Between the altar and the door of the Tabernacle stood the Laver which contained water for the ablutions of the priests. It and its foot were made from brazen mirrors (Exodus 30:17-21; Exodus 38:8). The combination of the mirror and the water is clearly intended to lead our thoughts to something which can reveal defilement and can also remove it. The washing of the priests by Moses was one of the most significant ceremonies in connection with their consecration (Exodus 29:4); this complete ceremonial washing, which was not repeated, pictured "the washing (laver, R.V. margin) of regeneration" of which we read in Titus 3:5. But, for the priests who were thus "bathed" once for all at their consecration, there was also a continual ceremonial washing, for no priest might enter the Holy Place or offer sacrifice upon the altar without having first cleansed his hands and feet with water from the Laver.
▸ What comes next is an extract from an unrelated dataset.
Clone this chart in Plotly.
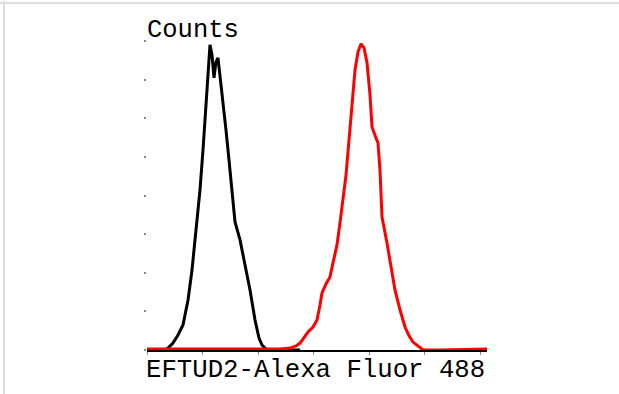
import plotly.graph_objects as go

# Fluorescence intensity (log decades) and counts
black_x = [0, 0.234, 0.36, 0.468, 0.559, 0.649, 0.739, 0.811, 0.883, 0.955, 1.009, 1.063, 1.099, 1.135,
           1.171, 1.207, 1.243, 1.279, 1.315, 1.369, 1.423, 1.477, 1.532, 1.586, 1.676, 1.766, 1.856,
           1.946, 2.018, 2.072, 2.162, 2.757]
black_y = [0, 0, 0.5, 3.6, 7.8, 13, 25.9, 41.4, 62.2, 82.9, 103.6, 124.3, 142.5, 158,
           152.8, 140.9, 149.2, 151.3, 142.5, 129.5, 114, 98.4, 82.9, 66.3, 57, 44, 31.1,
           15.5, 6.2, 2.6, 0, 0]

red_x = [0, 0.955, 1.856, 2.396, 2.577, 2.685, 2.757, 2.829, 2.901, 2.991, 3.063, 3.117, 3.153, 3.225,
         3.297, 3.351, 3.423, 3.477, 3.532, 3.586, 3.640, 3.694, 3.748, 3.802, 3.856, 3.910, 3.964,
         4.018, 4.054, 4.126, 4.162, 4.198, 4.234, 4.324, 4.396, 4.468, 4.559, 4.649, 4.721, 4.793,
         4.883, 4.973, 5.279, 6.126]
red_y = [0.5, 0.5, 0.5, 0.5, 1.0, 2.1, 3.6, 6.2, 9.3, 11.9, 15.5, 23.3, 29.5, 34.2,
         37.8, 45.1, 54.4, 65.8, 77.7, 90.7, 108.8, 127.9, 145, 154.4, 158.5, 156.4, 148.7,
         132.1, 115.5, 109.8, 107.2, 93.2, 68.9, 55.4, 44, 31.1, 20.7, 11.9, 7.3, 4.1,
         2.1, 0, 0, 0.5]

x_ticks = [0, 1, 2, 3, 4, 5, 6]
y_ticks = [0, 20, 40, 60, 80, 100, 120, 140, 160]
x_title = "EFTUD2-Alexa Fluor 488"
y_title = "Counts"

FONT = "Liberation Mono"

fig = go.Figure()
fig.add_trace(go.Scatter(x=black_x, y=black_y, mode="lines",
                         line=dict(color="#000000", width=3), cliponaxis=False))
fig.add_trace(go.Scatter(x=red_x, y=red_y, mode="lines",
                         line=dict(color="#ff0000", width=3), cliponaxis=False))

fig.update_layout(
    width=619, height=394,
    margin=dict(l=147, r=132, t=41, b=44),
    paper_bgcolor="white", plot_bgcolor="white",
    showlegend=False,
    xaxis=dict(range=[0, 6.126], showgrid=False, zeroline=False, showline=True,
               linecolor="#000000", linewidth=1.5, ticks="outside", ticklen=3,
               tickcolor="#888888", tickwidth=1, tickvals=x_ticks, showticklabels=False),
    yaxis=dict(range=[0, 160], showgrid=False, zeroline=False, showline=False,
               ticks="outside", ticklen=2, tickcolor="#888888", tickwidth=1.5,
               tickvals=y_ticks, showticklabels=False),
    annotations=[
        dict(text=x_title, xref="paper", yref="paper", x=0, y=0, xanchor="left", yanchor="top",
             yshift=-4, xshift=-3, showarrow=False, font=dict(family=FONT, size=25.7, color="#000")),
        dict(text=y_title, xref="paper", yref="paper", x=0, y=1, xanchor="left", yanchor="bottom",
             yshift=-6, xshift=-2, showarrow=False, font=dict(family=FONT, size=25.5, color="#000")),
    ],
    shapes=[
        dict(type="line", xref="paper", yref="paper", x0=-0.45, x1=1.4, y0=1.123, y1=1.123,
             line=dict(color="#dddddd", width=2)),
        dict(type="line", xref="paper", yref="paper", x0=-0.4206, x1=-0.4206, y0=-0.2, y1=1.13,
             line=dict(color="#dddddd", width=2)),
    ],
)

fig.write_html("out.html", config={"displayModeBar": False},
               post_script="document.body.style.margin='0';")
This once-for-all bathing and these repeated washings remind us of our Lord’s words to Peter, "He that is washed (bathed, R.V.) needeth not save to wash his feet, but is clean every whit" (John 13:10). The Laver speaks of that cleansing of work and walk which the Lord continually accomplishes through His Spirit by the Word. The Word is likened to a mirror which reveals, and it is also compared to the water which removes the defilement contracted in the pilgrim path. Christ "loved the church and gave Himself for it; that He might sanctify and cleanse it with the washing of water by the Word" (James 1:23, Ephesians 5:26). "Wherewithal shall a young man cleanse his way? By taking heed thereto according to Thy Word" (Psalms 119:9).

Space will not permit the examination of the many treasures which are connected with the Brazen Laver, but may it be ours, as the Lord’s servants, continually to experience that necessary purification of our way, of our work and of our walk, which was pictured by the use of that Laver so long ago.

"Be ye clean, that bear the vessels of the Lord" (Isaiah 52:11).